Thursday, May 26, 2005 Back The Halifax Herald Limited

Rain stalls Burnside expansion


Record rainfall this month has led to a work stoppage at the Burnside Park expansion.

The provincial Environment Department issued an emergency order at 11 a.m. Tuesday because of concerns about soil erosion and silt entering Lake Micmac.

Department spokeswoman Adele Poirier said landowner Dartmouth Crossings Ltd. had taken steps to deal with run-off but the recent rain has just been too much.

"They're getting to the point where the measures just aren't doing enough, and so it's time for us to take the next step," Ms. Poirier said.

The order, which is effective for 72 hours, gave the company 24 hours to meet several conditions. Those included installing silt fences to prevent silt from entering the lake, having them checked by a certified diver, and having a contingency plan in case the fences fail.

Other conditions included applying straw mulch to all the exposed soil to prevent erosion, building siltation ponds, and creating an engineer-approved erosion and siltation plan. Ms. Poirier said that plan may take more than 24 hours to create.

She said she didn't know whether the company had met the conditions by 11 a.m. Wednesday.

In a news release, the company said it has made substantial progress in reducing the sediments entering the lake.

Despite record rainfall this month, flow control measures have reduced the sediment running into Lake Micmac to one-10th of last fall's levels, the release said.

"We are pleased with the progress we have made to date but won't be satisfied until the problem is completely solved," said Glenn Munro, president of Dartmouth Crossings Ltd.
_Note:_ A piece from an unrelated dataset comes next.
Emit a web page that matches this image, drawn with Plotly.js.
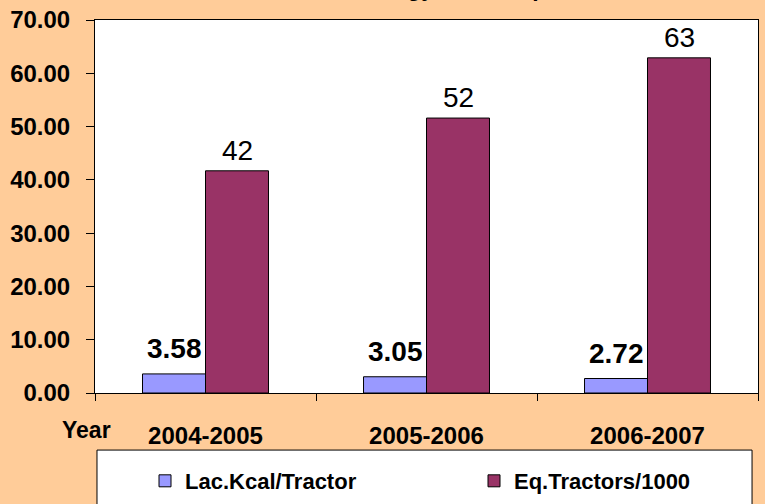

"We are committed to cleaning up the site in a manner that will add value to the greater community."

The company is co-operating with the Environment Department and the federal Department of Fisheries and Oceans in redeveloping the site.

The land, which used to be the site of an asphalt quarry and a dump, will soon be home to a cluster of stores, perhaps including Ikea.

Coun. Andrew Younger (East Dartmouth-The Lakes) said he's pleased the Environment Department issued the stop-work order.

"It's a positive step," he said. "I'm glad that the minister is taking this seriously."

The councillor has been trying to get work halted at the site since heavy spring rains six weeks ago resulted in the lake water turning red.

Mr. Younger said the emergency order's requirement for an erosion and siltation plan is important.

"That's a really big one," he said. "It will put environmental restrictions on the development from here on in."

He noted the company will have to continue testing during the construction of the project.

"They are going to have to be responsible to the minister, directly, for anything that happens at that site."

Environment Minister Kerry Morash could extend the work stoppage past 72 hours with a ministerial order.